Rostan was in Sydney recently and spoke with Manufacturers' Monthly about the challenges facing the manufacturing industry especially in terms of robustness and up time.
"With EtherCAT we have a peer-to-peer communication throughout, this means any noise issue will not travel throughout the network," explained Rostan.
"If there is any noise it is either detected and localised at the next node or it’s gone forever. That's a big distinguishing factor from the classical fieldbus world."
Another challenge facing the manufacturing industry is throughput and an ultra-fast network increases the throughput of the machine.
"Many manufacturing machines have what we call 'transitions' – which is any situation when the application program says 'as soon as'. As soon as the part arrives, treat it," explains Rostan who is based in Nuremberg, Germany.
"As soon as the cylinder has reached the end position, open this valve.
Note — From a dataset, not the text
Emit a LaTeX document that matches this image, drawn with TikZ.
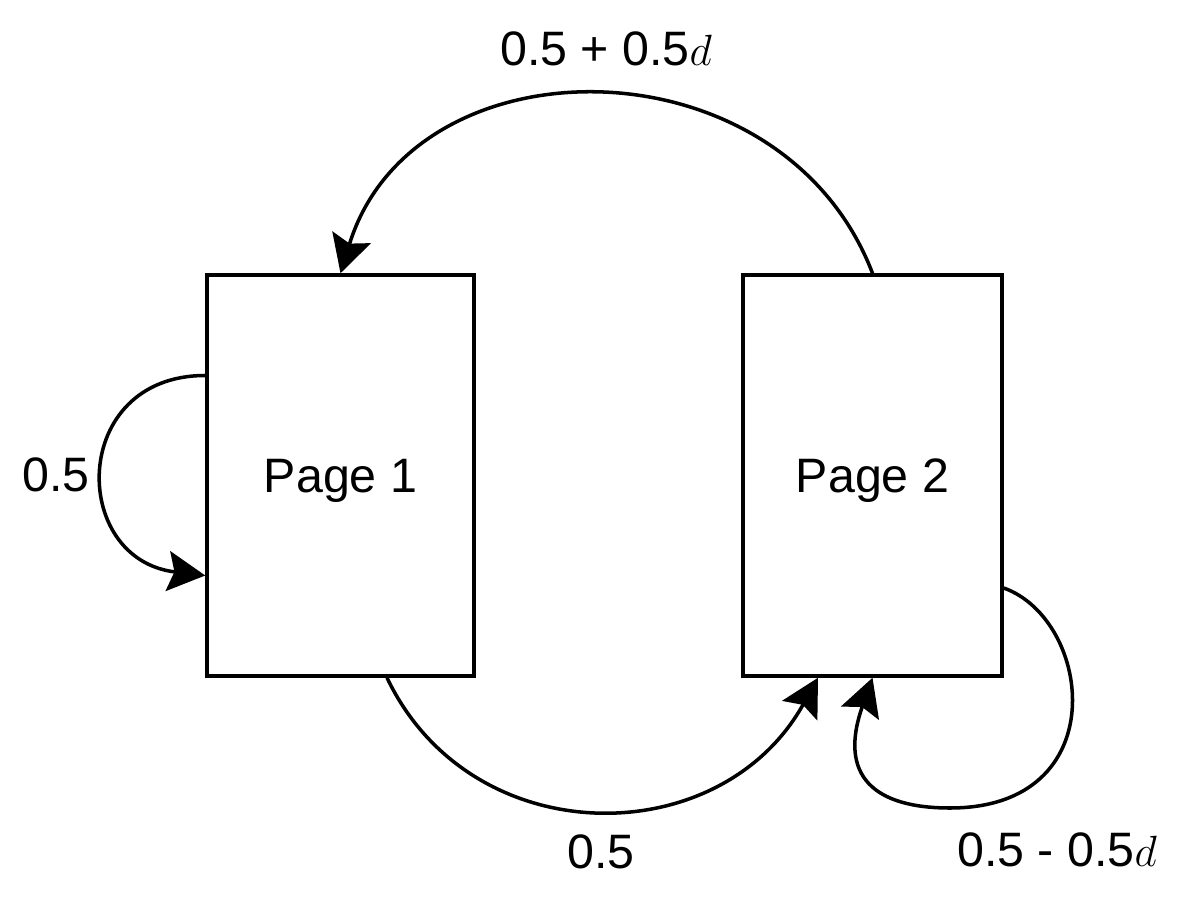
\documentclass[tikz,border=0pt]{standalone}
\usepackage{fontspec}
\setmainfont{Liberation Sans}
\usetikzlibrary{arrows.meta}
\tikzset{
    page box/.style = {draw, line width=2pt, inner sep=0pt, minimum height=8.02cm, text depth=0pt},
    link/.style = {draw, line width=2pt, -{Stealth[length=0.75cm, width=0.8cm, inset=0.13cm]}},
    prob/.style = {inner sep=0pt},
}

\begin{document}
\begin{tikzpicture}[font=\fontsize{27.5}{33}\selectfont]
                \useasboundingbox (0, 0) rectangle (24, 17.92);

                \node[page box, minimum width=5.34cm] (page1) at (6.81, 8.41) {Page 1};
                \node[page box, minimum width=5.18cm] (page2) at (17.45, 8.41) {Page 2};

                \node[prob] (p top) at (12.12, 16.94) {0.5 + 0.5$d$};
                \node[prob] (p left) at (1.12, 8.42) {0.5};
                \node[prob] (p bottom) at (12.02, 0.88) {0.5};
                \node[prob] (p right) at (21.14, 0.92) {0.5 - 0.5$d$};

                \coordinate (loop2) at (19.0, 1.76);

                \draw[link] (page2.north) .. controls +(-1.82, 4.74) and +(1.46, 4.74) .. (page1.north);
                \draw[link] ([xshift=0.93cm]page1.south) .. controls +(1.68, -3.52) and +(-1.96, -3.52) .. ([xshift=-1.09cm]page2.south);
                \draw[link] ([yshift=2cm]page1.west) .. controls +(-2.72, 0) and +(-2.72, 0.32) .. ([yshift=-2cm]page1.west);
                \draw[link] ([yshift=-2.25cm]page2.east) .. controls +(1.78, -0.64) and +(3.3, 0) .. (loop2)
                    .. controls +(-1.5, 0) and +(-0.7, -1.98) .. (page2.south);
\end{tikzpicture}
\end{document}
This introduces a small waiting time in our manufacturing processes which we can reduce substantially by using a fast network such as EtherCAT.
"We have found that introducing EtherCAT instead of classical fieldbus systems – without changing anything else – has immediately increased the efficiency of such machines by three to seven per cent."
Rostan first visited the country 18 months back to promote the use of EtherCAT and it was a new concept for Australia then, he recalls.
"We find that in Australia the knowledge about EtherCAT has increased substantially in the last 18 months and many machine builders have been introduced to the technology by their suppliers," says Rostan.